| tags: [ Data Cleaning Genomic Data PLINK R ] categories: [Coding Experiments ]

Re-trying default merge

Introduction

The missing genotype filtering is still removing more variants than expected. We suspect that PLINK may not be handling the overlapping data/duplicate samples well. Therefore, I will be removing the SNP-array data for individuals that have duplicate data before attempting to merge the data set using the default setting (consensus calls) in PLINK.

Methods and Results

1. Identify individuals with SNP-array only and duplicate data.

Using the master spreadsheet containing UUIDs, I 1) isolated all NIES individuals, 2) isolated NIES individuals with SNP data (GWAS_NIES), 3) separate individuals with potential duplicates and SNP-array data.

From this:

  • 363 UUIDs with SNP-data

  • 73 UUIDs with WGS and/or SNP-array (I do not know for sure which individuals have duplicate data because I do not have the list of IDs for individuals with SNP-array data)

  • 290 UUIDs with ONLY SNP-array data (presumably)

2. Extract SNP-aray data for 290 individuals

array_filtered file contains 9million+ variants extracted from the original SNP-array file.

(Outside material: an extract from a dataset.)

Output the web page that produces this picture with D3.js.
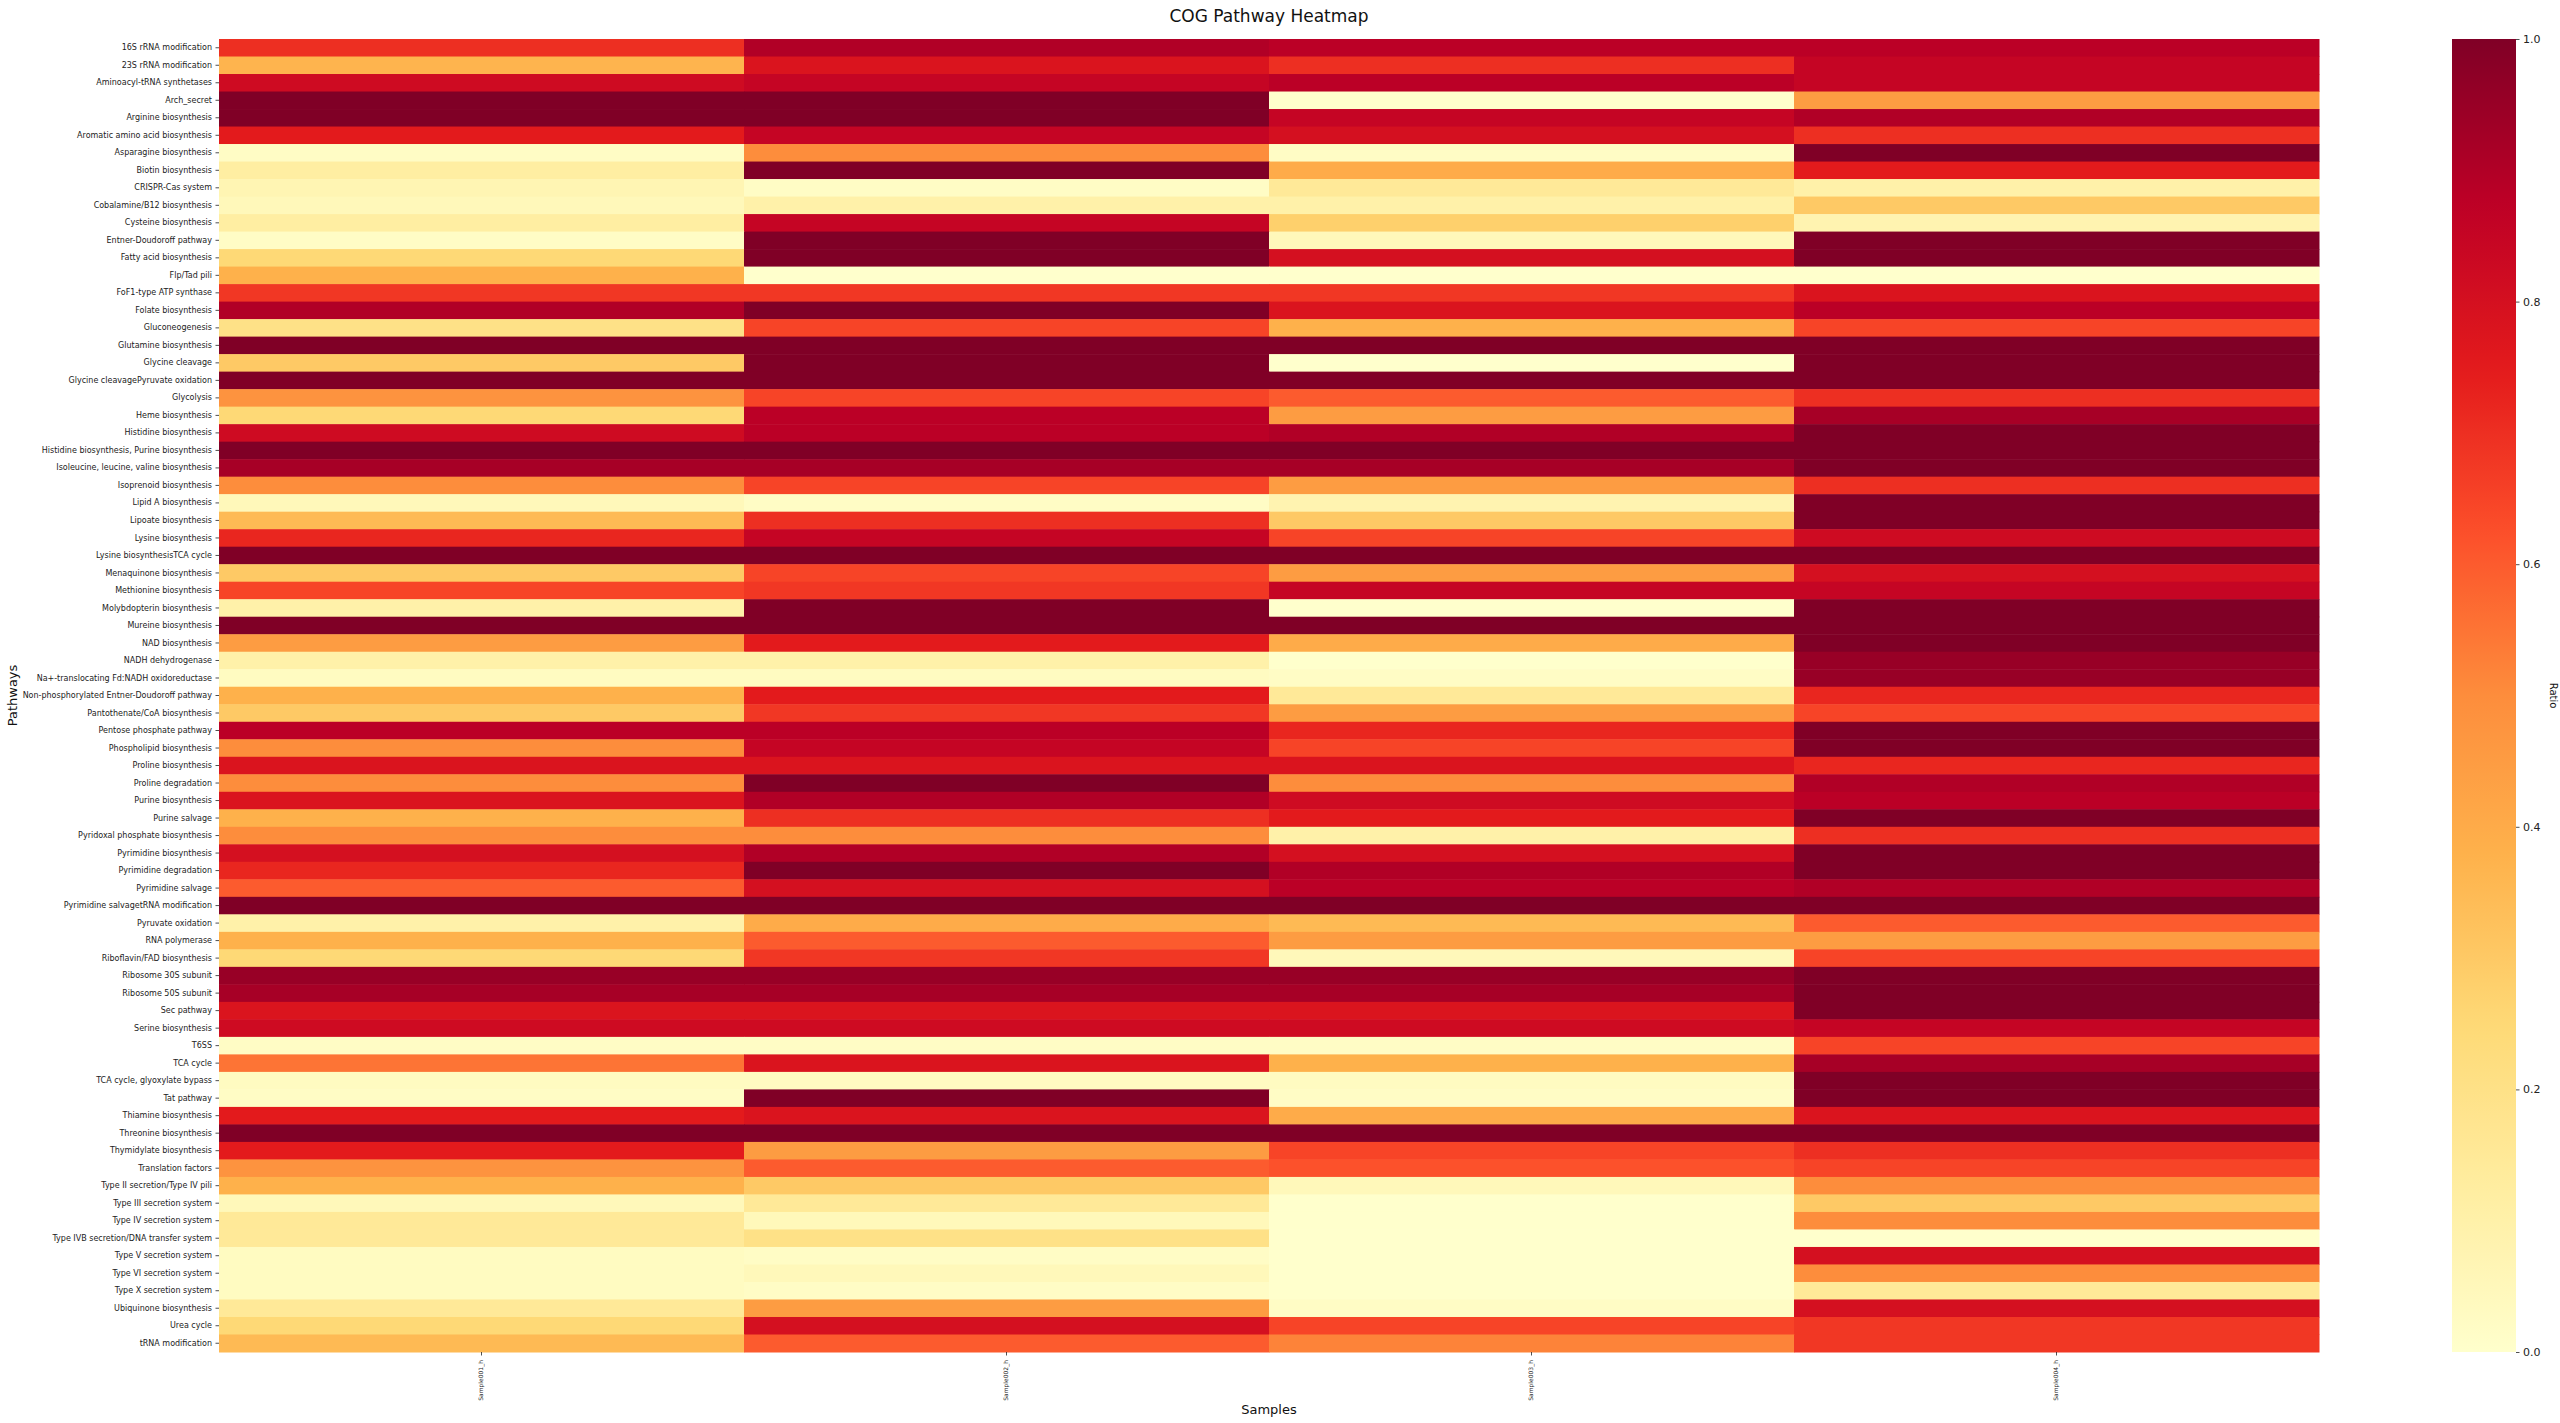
<!DOCTYPE html>
<html><head><meta charset="utf-8">
<script src="https://cdn.jsdelivr.net/npm/d3@7"></script>
<style>body{margin:0;background:#fff;} svg{display:block;font-family:"DejaVu Sans",sans-serif;}</style>
</head><body>
<svg id="c" width="2560" height="1423"></svg>
<script>
const samples = ["Sample001_h","Sample002_h","Sample003_h","Sample004_h"];
const pathways = ["16S rRNA modification","23S rRNA modification","Aminoacyl-tRNA synthetases","Arch_secret","Arginine biosynthesis","Aromatic amino acid biosynthesis","Asparagine biosynthesis","Biotin biosynthesis","CRISPR-Cas system","Cobalamine/B12 biosynthesis","Cysteine biosynthesis","Entner-Doudoroff pathway","Fatty acid biosynthesis","Flp/Tad pili","FoF1-type ATP synthase","Folate biosynthesis","Gluconeogenesis","Glutamine biosynthesis","Glycine cleavage","Glycine cleavagePyruvate oxidation","Glycolysis","Heme biosynthesis","Histidine biosynthesis","Histidine biosynthesis, Purine biosynthesis","Isoleucine, leucine, valine biosynthesis","Isoprenoid biosynthesis","Lipid A biosynthesis","Lipoate biosynthesis","Lysine biosynthesis","Lysine biosynthesisTCA cycle","Menaquinone biosynthesis","Methionine biosynthesis","Molybdopterin biosynthesis","Mureine biosynthesis","NAD biosynthesis","NADH dehydrogenase","Na+-translocating Fd:NADH oxidoreductase","Non-phosphorylated Entner-Doudoroff pathway","Pantothenate/CoA biosynthesis","Pentose phosphate pathway","Phospholipid biosynthesis","Proline biosynthesis","Proline degradation","Purine biosynthesis","Purine salvage","Pyridoxal phosphate biosynthesis","Pyrimidine biosynthesis","Pyrimidine degradation","Pyrimidine salvage","Pyrimidine salvagetRNA modification","Pyruvate oxidation","RNA polymerase","Riboflavin/FAD biosynthesis","Ribosome 30S subunit","Ribosome 50S subunit","Sec pathway","Serine biosynthesis","T6SS","TCA cycle","TCA cycle, glyoxylate bypass","Tat pathway","Thiamine biosynthesis","Threonine biosynthesis","Thymidylate biosynthesis","Translation factors","Type II secretion/Type IV pili","Type III secretion system","Type IV secretion system","Type IVB secretion/DNA transfer system","Type V secretion system","Type VI secretion system","Type X secretion system","Ubiquinone biosynthesis","Urea cycle","tRNA modification"];

// ratio per pathway, one array per sample
const sample001 = [0.70,0.37,0.82,1.00,1.00,0.75,0.02,0.12,0.07,0.05,0.12,0.02,0.25,0.38,0.68,0.90,0.20,1.00,0.30,1.00,0.48,0.25,0.82,1.00,0.92,0.50,0.05,0.35,0.72,1.00,0.30,0.65,0.10,1.00,0.45,0.10,0.03,0.38,0.30,0.88,0.50,0.78,0.50,0.78,0.38,0.50,0.80,0.72,0.60,1.00,0.10,0.38,0.25,0.95,0.92,0.78,0.82,0.02,0.55,0.03,0.02,0.75,1.00,0.75,0.48,0.38,0.05,0.15,0.15,0.03,0.03,0.03,0.15,0.25,0.35];
const sample002 = [0.90,0.78,0.85,1.00,1.00,0.85,0.50,1.00,0.02,0.10,0.85,1.00,1.00,0.00,0.68,1.00,0.65,1.00,1.00,1.00,0.65,0.88,0.88,1.00,0.92,0.65,0.02,0.70,0.85,1.00,0.65,0.68,1.00,1.00,0.75,0.10,0.03,0.75,0.68,0.88,0.85,0.78,1.00,0.90,0.70,0.50,0.90,1.00,0.80,1.00,0.40,0.60,0.68,0.95,0.92,0.78,0.82,0.02,0.78,0.03,1.00,0.78,1.00,0.45,0.60,0.30,0.15,0.05,0.20,0.02,0.05,0.02,0.45,0.80,0.60];
const sample003 = [0.88,0.70,0.88,0.00,0.85,0.80,0.02,0.40,0.15,0.10,0.28,0.05,0.80,0.00,0.68,0.78,0.38,1.00,0.00,1.00,0.60,0.45,0.90,1.00,0.92,0.45,0.08,0.30,0.65,1.00,0.45,0.85,0.00,1.00,0.40,0.00,0.02,0.15,0.45,0.72,0.65,0.78,0.50,0.82,0.75,0.10,0.80,0.90,0.88,1.00,0.35,0.45,0.05,0.95,0.92,0.78,0.82,0.02,0.38,0.03,0.02,0.40,1.00,0.65,0.62,0.05,0.00,0.00,0.00,0.00,0.00,0.00,0.02,0.65,0.52];
const sample004 = [0.88,0.85,0.85,0.45,0.90,0.70,1.00,0.75,0.10,0.30,0.08,1.00,1.00,0.00,0.78,0.88,0.65,1.00,1.00,1.00,0.70,0.92,1.00,1.00,1.00,0.70,1.00,1.00,0.82,1.00,0.80,0.85,1.00,1.00,1.00,0.95,0.95,0.72,0.65,1.00,1.00,0.72,0.90,0.88,1.00,0.70,1.00,1.00,0.90,1.00,0.60,0.45,0.65,1.00,1.00,1.00,0.85,0.65,0.92,1.00,1.00,0.78,1.00,0.70,0.65,0.50,0.30,0.50,0.00,0.80,0.50,0.15,0.80,0.68,0.68];
const colorTicks = [0.0,0.2,0.4,0.6,0.8,1.0];

const seriesBySample = [sample001, sample002, sample003, sample004];
const cells = [];
pathways.forEach((p,i)=>samples.forEach((s,j)=>cells.push({p,s,v:seriesBySample[j][i]})));

const svg = d3.select("#c");
const L=219, R=2319, T=39, B=1352;
const x = d3.scaleBand().domain(samples).range([L,R]);
const y = d3.scaleBand().domain(pathways).range([T,B]);
const ylorrd = ["#ffffcc","#ffeda0","#fed976","#feb24c","#fd8d3c","#fc4e2a","#e31a1c","#bd0026","#800026"];
const color = d3.scaleLinear().domain(d3.range(9).map(i=>i/8)).range(ylorrd).clamp(true);

svg.append("g").selectAll("rect").data(cells).join("rect")
  .attr("x",d=>x(d.s)).attr("y",d=>y(d.p))
  .attr("width",x.bandwidth()+0.5).attr("height",y.bandwidth()+0.5)
  .attr("fill",d=>color(d.v));

// y axis
const ya = svg.append("g").attr("transform",`translate(${L},0)`)
  .call(d3.axisLeft(y).tickSize(3.5).tickPadding(3.5));
ya.select(".domain").remove();
ya.selectAll("text").attr("font-size","8px").attr("fill","#222").attr("font-family","DejaVu Sans");
ya.selectAll("line").attr("stroke","#222").attr("stroke-width",0.8);

// x axis
const xa = svg.append("g").attr("transform",`translate(0,${B})`)
  .call(d3.axisBottom(x).tickSize(3.5).tickPadding(3.5));
xa.select(".domain").remove();
xa.selectAll("line").attr("stroke","#222").attr("stroke-width",0.8);
xa.selectAll("text").attr("font-size","6px").attr("fill","#222").attr("font-family","DejaVu Sans")
  .attr("transform","rotate(-90)").attr("text-anchor","end").attr("dy","0.32em")
  .attr("x",-8).attr("y",0);

// axis titles
svg.append("text").attr("x",(L+R)/2).attr("y",1414).attr("text-anchor","middle")
  .attr("font-size","13px").attr("fill","#111").text("Samples");
svg.append("text").attr("transform",`translate(17,${(T+B)/2}) rotate(-90)`).attr("text-anchor","middle")
  .attr("font-size","13px").attr("fill","#111").text("Pathways");
svg.append("text").attr("x",(L+R)/2).attr("y",22).attr("text-anchor","middle")
  .attr("font-size","17px").attr("fill","#111").text("COG Pathway Heatmap");

// colorbar
const cbX=2452, cbW=64;
const cy = d3.scaleLinear().domain([0,1]).range([B,T]);
const defs = svg.append("defs");
const grad = defs.append("linearGradient").attr("id","g").attr("x1",0).attr("y1",1).attr("x2",0).attr("y2",0);
d3.range(0,1.0001,0.02).forEach(t=>grad.append("stop").attr("offset",t).attr("stop-color",color(t)));
svg.append("rect").attr("x",cbX).attr("y",T).attr("width",cbW).attr("height",B-T).attr("fill","url(#g)");
const ca = svg.append("g").attr("transform",`translate(${cbX+cbW},0)`)
  .call(d3.axisRight(cy).tickValues(colorTicks).tickFormat(d3.format(".1f")).tickSize(3.5).tickPadding(3.5));
ca.select(".domain").remove();
ca.selectAll("line").attr("stroke","#222").attr("stroke-width",0.8);
ca.selectAll("text").attr("font-size","11px").attr("fill","#222").attr("font-family","DejaVu Sans");
svg.append("text").attr("transform",`translate(2550,${(T+B)/2}) rotate(90)`).attr("text-anchor","middle")
  .attr("font-size","10px").attr("fill","#111").text("Ratio");
</script>
</body></html>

plink --bfile plink_output/array_filtered --keep snp-array_only_uuid.txt --make-bed --out NIES.array.hg38

Note: data for 288 are extracted

3. Try default merging with new array data set

plink --bfile NIES.array.hg38 --bmerge plink_output/wgs_filtered.bed plink_output/wgs_filtered.bim plink_output/wgs_filtered.fam --make-bed --out merged_def2_nies

I accidentally used the wgs_filtered file which contains data for all 108 individuals with WGS data. Not all are NIES individuals.

4. Extract merged data for NIES

plink --bfile merged_def2_nies --keep gwas_niesID.txt --make-bed --out merged_def3_nies

gwas_niesID.txt contains UUIDs of all NIES individuals with SNP data.

Output:

  • 361 people remain
  • 9,155,053 variants

5. Fix paternal and maternal IDs in merged_def3_nies fam file (change all to 0)

6. Filter variants based on HWE p-value

plink1.9 --bfile merged_def3_nies --hwe 1.8e-7 --make-bed --out plink_output/merged_nies_hwefilter

Output:

  • 8811 variants removed
  • 9,146,242 variants remain

7. Filter based on missing genotypes

plink1.9 --bfile plink_output/merged_nies_hwefilter --mind 0.05 --geno 0.01 --make-bed --out merged_nies_filter

Output:

  • 2 people removed
  • 3,158,627 variants removed
plink1.9 --bfile plink_output/merged_nies_hwefilter --mind 0.1 --geno 0.05 --make-bed --out merged_nies_filter

Output:

  • 0 people removed
  • 1,092,421 variants removed

Trying the default merge yielded very similar results to merge mode 3 with overlapping results.